臨途中,劉景辭追上了他:“施將軍請留步”
施晉溫言道:“劉大人,有事?”
劉景辭微平了喘息道:“不知皇上病情如何?”
“太醫正在治療,只是風寒無礙的,休養兩天便可上朝”
劉景辭放下了心,然後慎言道:“我有一事想要告訴皇上,朝堂之上不方便說,還請將軍代爲轉達”
施晉淡淡道:“大人請講……”
“左相短短數日就將地道填埋,這確有牽強,我曾經也做過工程自然瞭解,這中間恐怕另有隱情,還請皇上盤查仔細,而且,這段時間我曾聽他曾私下與番邦人來往密切,將軍和皇上得多留個心眼才行”
施晉點點頭:“劉大人說的我都會轉達皇上,多謝大人一片忠心,皇上會處理的”
施晉口上說着,實質心裡已焦急如焚,當務之極找到皇上纔是大事,哪裡有心思再去管這些。
劉景辭笑道:“這是我應該做得,請將軍務必告知皇上,我會再加打探的”
施晉應了一聲,急匆匆的和他告了辭,立馬秘密率人出了宮,劉景辭不禁有點擔心,看他心神不定,行色匆匆,不知會不會將這些轉達皇上……
阮影帶着五十名刑天門的人秘密與施晉帶的五十人在城東匯合。
一切皆聽施晉安排。
“我們兵分兩路去尋人”他拿着地圖一邊指揮一邊說:“阮影你帶刑天門的人在距離百里鎮五十里的吏城去找人,我則去新安縣,這兩個地方都離百里鎮最近,皇上最有可能會在這兩個地方安身,你們要動用一切能動用的關係務必在十日之內找到皇上和娘娘”
“是,屬下遵命……”
策劃好後他們分別踏馬而奔,各個都喬裝扮成各種身份的人遊蕩在吏城和新安縣大街,尋找皇上的任務,也由此展開……
小然故意把自己打扮成髒亂不堪的樣子,一身粗布麻衣,頭髮隨意挽起,要多隨意就多隨意地拼命洗碗,如今她已不是娘娘,身上的那件錦衣早就被她賣了一兩銀子,南風溟那件她沒有賣,只是給他收了起來,不過讓他也換上了一身粗衣。
掌櫃看她幹活賣力,在她晚上回家時,特意給了她一份牛肉乾,雖然是客人吃剩的,可也是求之不得。

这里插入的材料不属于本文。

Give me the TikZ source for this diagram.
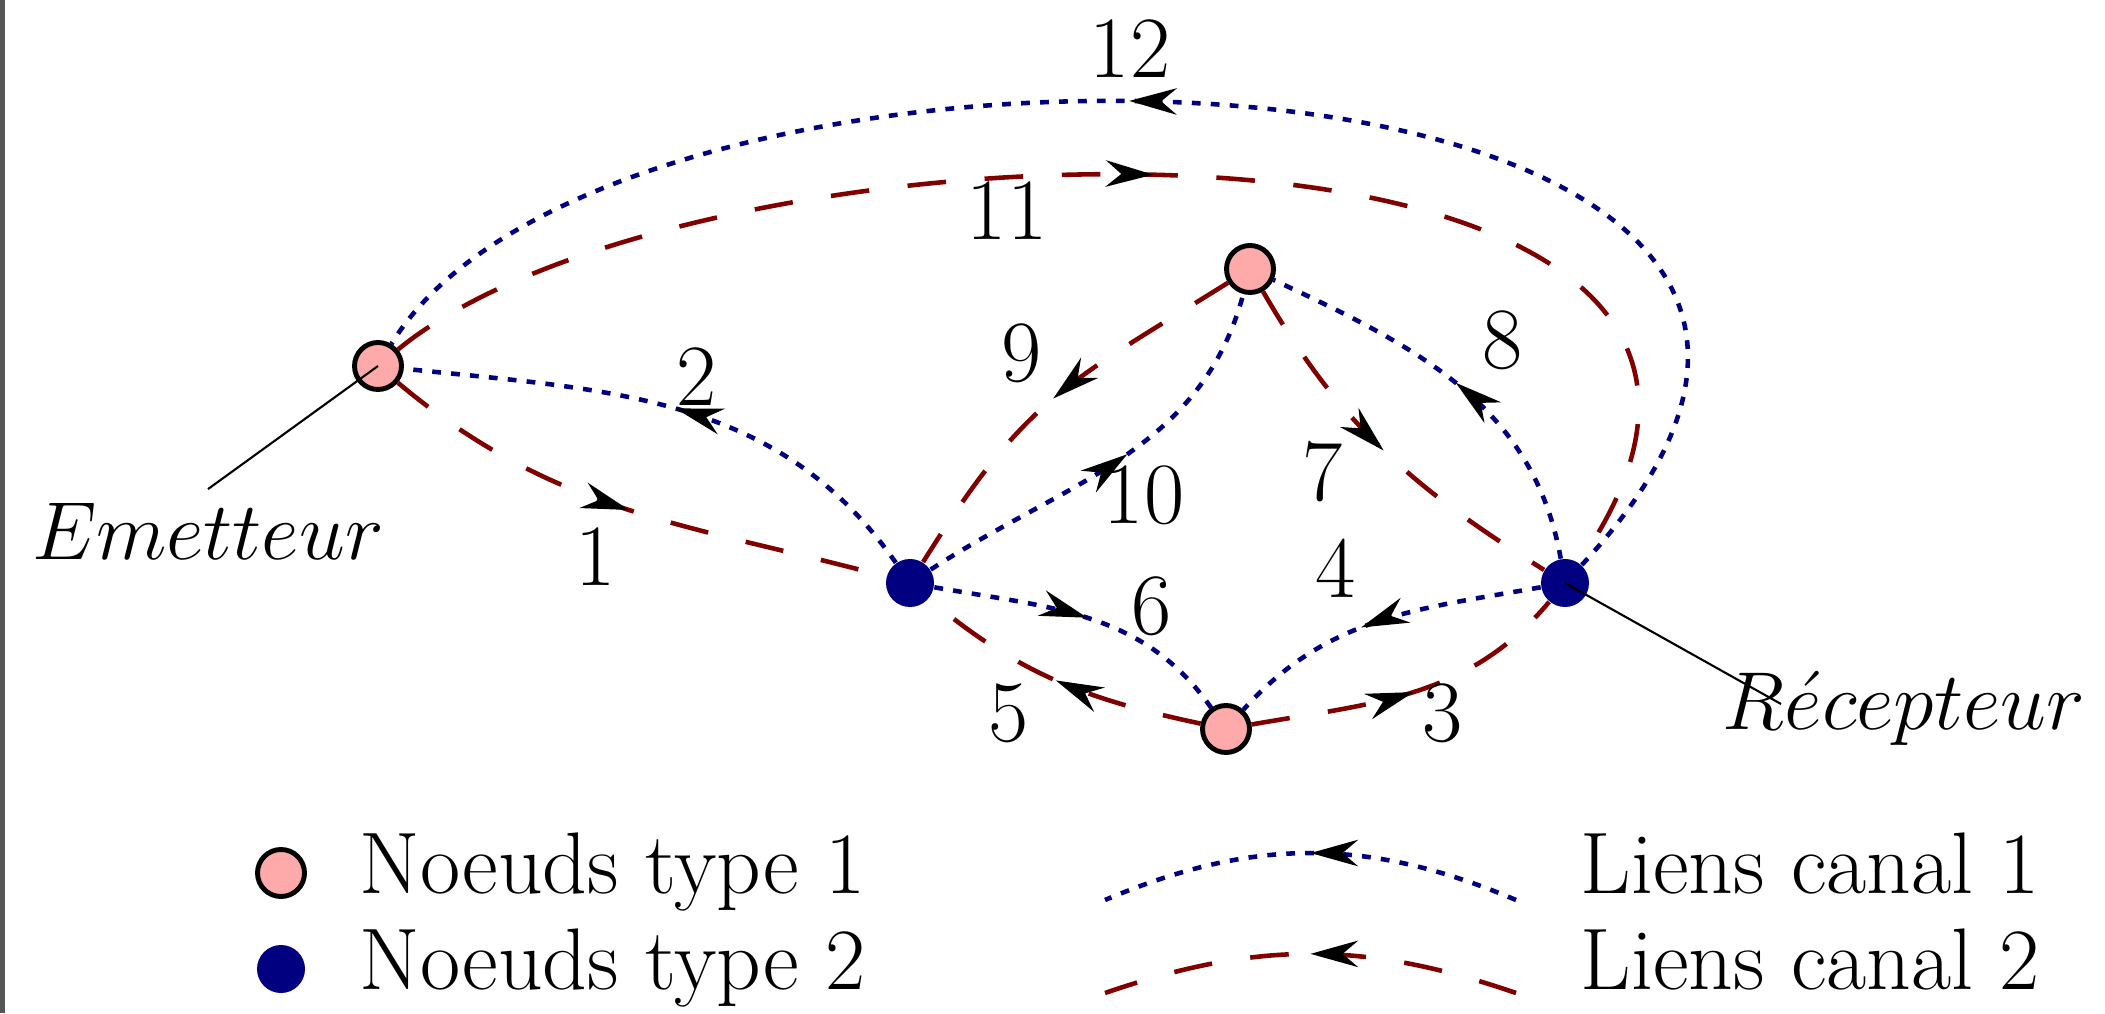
\documentclass[tikz,border=0pt]{standalone}
\usepackage{graphicx}
\usepackage{tikz}
\usetikzlibrary{arrows.meta,decorations.markings}
\definecolor{nPink}{RGB}{255,170,170}
\definecolor{nBlue}{RGB}{0,0,128}
\definecolor{lRed}{RGB}{128,0,0}
\definecolor{barGray}{RGB}{85,85,85}

\begin{document}
\begin{tikzpicture}[
    font=\fontsize{24.88}{30}\selectfont,
    typeone/.style={circle, draw=black, line width=1.4pt, fill=nPink, minimum size=0.47cm, inner sep=0pt},
    typetwo/.style={circle, fill=nBlue, minimum size=0.48cm, inner sep=0pt},
    canalone/.style={draw=nBlue, line width=1.3pt, dash pattern=on 2.5pt off 2.9pt},
    canaltwo/.style={draw=lRed, line width=1.3pt, dash pattern=on 11pt off 11pt},
    midtip/.style={postaction={decorate, decoration={markings, mark=at position #1 with {\arrow{Stealth[length=13.5pt, width=7.5pt, color=black]}}}}},
    midtip/.default=0.5,
    num/.style={inner sep=0pt},
    lbl/.style={inner sep=4pt},
    leader/.style={draw=black, line width=0.6pt}
]
  \useasboundingbox (0,0) rectangle (21.05,10.13);
  \fill[barGray] (0,0) rectangle (0.05,10.13);

  \node[typeone] (E) at (3.78,6.47) {};
  \node[typetwo] (A) at (9.10,4.30) {};
  \node[typeone] (T) at (12.50,7.44) {};
  \node[typeone] (B) at (12.26,2.84) {};
  \node[typetwo] (R) at (15.65,4.30) {};

  \draw[canaltwo, midtip] (E) to[out=-40, in=165] (A);
  \draw[canalone, midtip] (A) to[out=125, in=-6] (E);
  \draw[canaltwo, midtip] (B) to[out=10, in=230] (R);
  \draw[canalone, midtip=0.56] (R) to[out=190, in=48] (B);
  \draw[canaltwo, midtip] (B) to[out=168, in=-40] (A);
  \draw[canalone, midtip] (A) to[out=-10, in=125] (B);
  \draw[canaltwo, midtip] (T) to[out=-60, in=148] (R);
  \draw[canalone, midtip] (R) to[out=100, in=-25] (T);
  \draw[canaltwo, midtip] (T) to[out=212, in=58, looseness=1.2] (A);
  \draw[canalone, midtip=0.53] (A) to[out=33, in=255] (T);
  \draw[canaltwo, midtip=0.51] (E) .. controls (7.0,9.12) and (19.2,9.42) .. (R);
  \draw[canalone, midtip=0.53] (R) .. controls (20.9,9.95) and (6.2,10.45) .. (E);

  \node[num] (n1) at (5.96,4.56) {1};
  \node[num] (n2) at (6.97,6.36) {2};
  \node[num] (n3) at (14.43,3.00) {3};
  \node[num] (n4) at (13.36,4.45) {4};
  \node[num] (n5) at (10.09,3.00) {5};
  \node[num] (n6) at (11.52,4.07) {6};
  \node[num] (n7) at (13.23,5.41) {7};
  \node[num] (n8) at (15.03,6.73) {8};
  \node[num] (n9) at (10.22,6.60) {9};
  \node[num] (n10) at (11.44,5.18) {10};
  \node[num] (n11) at (10.07,8.02) {11};
  \node[num] (n12) at (11.30,9.64) {12};

  \node[lbl, anchor=base] (lblE) at (2.08,4.53) {\scalebox{0.94}{$Emetteur$}};
  \node[lbl, anchor=base] (lblR) at (19.04,2.84) {\scalebox{0.94}{$R\acute{e}cepteur$}};
  \coordinate (rfoot) at (17.81,3.09);
  \draw[leader] (E.center) -- (lblE.north);
  \draw[leader] (R.center) -- (rfoot);

  \node[typeone] (k1) at (2.81,1.40) {};
  \node[typetwo] (k2) at (2.81,0.44) {};
  \node[lbl, anchor=base west] (t1) at (3.45,1.20) {Noeuds type 1};
  \node[lbl, anchor=base west] (t2) at (3.45,0.24) {Noeuds type 2};
  \coordinate (b1) at (11.05,1.13);
  \coordinate (b2) at (15.16,1.13);
  \coordinate (r1) at (11.05,0.20);
  \coordinate (r2) at (15.16,0.20);
  \draw[canalone, midtip] (b2) to[bend right=23] (b1);
  \draw[canaltwo, midtip] (r2) to[bend right=19] (r1);
  \node[lbl, anchor=base west] (t3) at (15.66,1.20) {Liens canal 1};
  \node[lbl, anchor=base west] (t4) at (15.66,0.24) {Liens canal 2};
\end{tikzpicture}
\end{document}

小然離開酒樓後又去了碼頭卸貨,那些男人也都開始敬佩起她來。
卸了幾次貨,她已經沒有力氣了,頭兒見此就打發她回去,銀子照給。
小然有點欣慰,如今她已經有了十兩銀子,再有十兩,便可以讓南風溟回宮了。
快到平安巷時,她看見書生瘦骨嶙峋的蹲在一角,面前擺着他日夜創作的字畫,只是,來來往往行人都無人問津。
小然調了方向,走到他面前,書生看是她,沉默的低下頭擦拭着畫上的塵土,擦的格外認真仔細。
小然一一看過他的畫,低聲道:“還不回家?”
書生悶聲回道:“稍候回……”
“爲什麼不再另謀活計呢,這些養活不了你”
小然突然一問,書生怔了怔,看過她紅腫的手,再看過她的臉,低下了頭。
“除了寫寫畫畫,我不知道該做什麼?”
小然座在地上,掃過這些字畫:“什麼都是逼出來的,你不嘗試去做,那自然就不會做了”
書生低語道:“我喜歡這些,所以不想去做別的”
“喜歡有什麼用,既然喜歡那爲何不去考個功名?”
書生一愣,繼而說:“沒有銀子去打發監考官,縱然我有滿腹才論也無濟於事”
小然算是知道了一點,他定是沒有孝敬監考官的銀子,所以才落榜淪成如今模樣的。
“世道如此,你又何所爲,如今平民百姓人人都爲了養家餬口辛苦勞作,誰會來買這些中看不中用的東西,文人雅士們或許會側目欣賞欣賞,但沒有名氣的東西他們也不會買,既無人買又無人欣賞,你還做這些有什麼意義?”
書生呆呆的愣了片刻,然後看向小然。
小然也看了他一眼,遂起身:“早點回去吧,你要學會隨波逐流,不然,餓死街頭也不會有人可憐”
說罷,她便先走了。
書生看着她的背影苦笑一聲,氣悶的將這些平整的字畫打亂。
對呀,他做這些有什麼意義呢?
連肚子都填不飽他還在堅持什麼呢?
官員考生串通,有銀子沒文采的考上了狀元,沒銀子有才能的被踢下堂。